Music and mystery twist together in Robert Paul Weston’s latest YA novel,  which features Kaz Barrett, a 16-year-old boy who’s as focused on building his bank account as he is on getting a girlfriend. But contrary to what everyone thinks, Kaz isn’t desperately saving for college. Every dollar he earns working at the local laundromat goes toward sending his mother to an expensive clinic in New York in an attempt to cure the rare neurological disease that causes her to fall asleep for days at a time.

Despite the difficulties in Kaz’s life (in addition to his mom’s health and money problems, his father died years earlier), he’s still very much an average teenage boy who loves music and girls. This combination of earnest teen behaviour mixed with a sense of responsibility and compassion makes Kaz a likable and believable narrator. Kaz’s life is definitely not easy, but he chooses to work hard rather than complain.

Then Kaz meets Zoey, a busker on a street corner near his home, and falls under the spell of her beautiful, haunting music. Zoey has her own dark secrets; she won’t let Kaz get too close and is strangely evasive about her past and the bizarre instrument she plays, affectionately called the “rood rattler” due to its giant cross-like shape.

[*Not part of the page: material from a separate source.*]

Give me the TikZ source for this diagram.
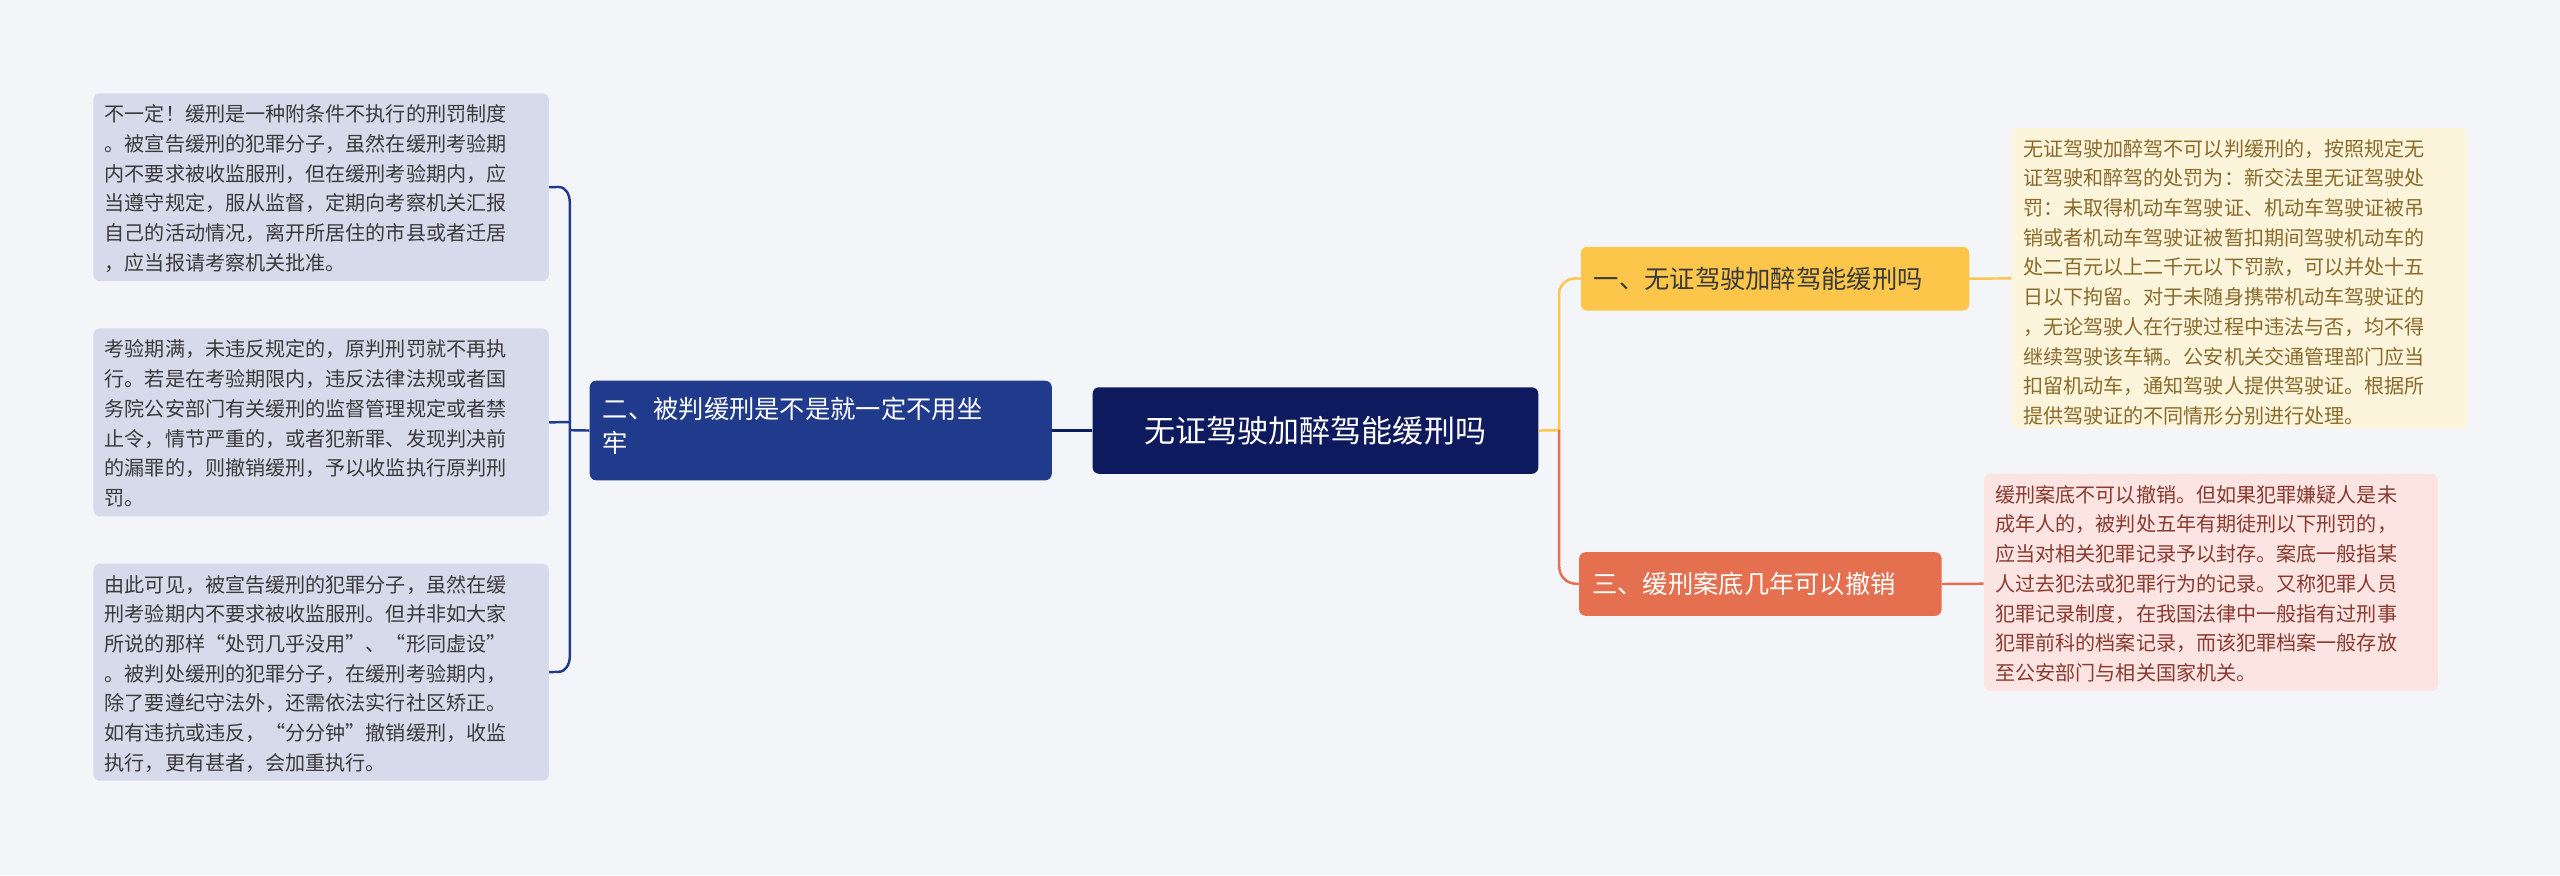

Weston effectively drops hints about Zoey’s mysterious past, and it won’t be too difficult for astute readers to put the pieces together a step or two ahead of Kaz. This isn’t necessarily a criticism; rather, it’s entirely believable that Kaz’s obsessive love for Zoey would blind him to the truth. Fortunately, the novel’s journey is suitably winding to keep the reader intrigued.